SM: Hong Kong is similar to any country. You have to do a good hunt to find what you want. But there is a potential in Hong Kong, because there is so much of the city which is the old married to the new. One of our main aims on Heartfall Arises was to make Hong Kong look like the future. I tried to make it super-modern with framing and contrast.
AC: In the shots of the bay, did you intend to make Hong Kong look like Miami?
SM: That’s right! I saw Geoffrey Simpson ACS (Little Women, Shine, Oscar and Lucinda) at an ACS Awards recently. Speaking with him I realised that there is a specific reason why the Chinese industry wants foreigners such as and he and myself to shoot their films. They want our ‘western eye’ to make their vision feel more acceptable. They say we see the world differently, and they like it.
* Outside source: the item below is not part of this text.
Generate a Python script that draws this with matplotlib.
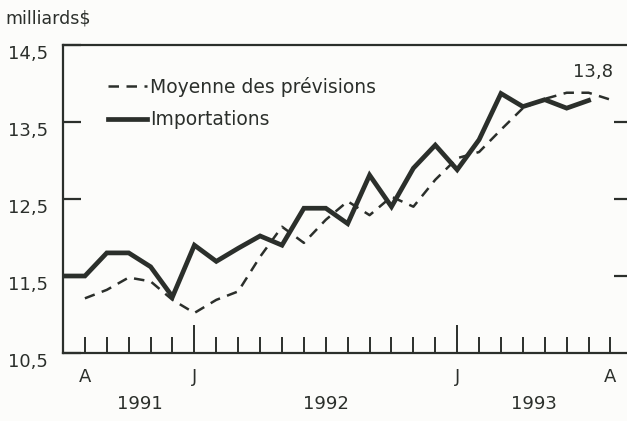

They want their cinema to be more like our cinema.
AC: Is making Hong Kong look and feel like Miami such a leap of imagination?
SM: I didn’t want Hong Kong to feel more universal or futuristic; that’s how Miami looks. I wanted those shots not to be found in any other Asian cinema, I wanted this to be unique to me.
AC: You would say you are a part of Asian cinema now?
SM: Yes. Chris Doyle and myself are the only foreigners to be nominated for a Golden Horse… and he’s won it. Once a producer in Asia knows a westerner can live there, eat their food, deal with what is sometimes 16 hour days, not complain, and not be condescending, then they just love you. I was lucky in that I’ve experienced other cultures so I wasn’t coming in as though the ‘West is the best’.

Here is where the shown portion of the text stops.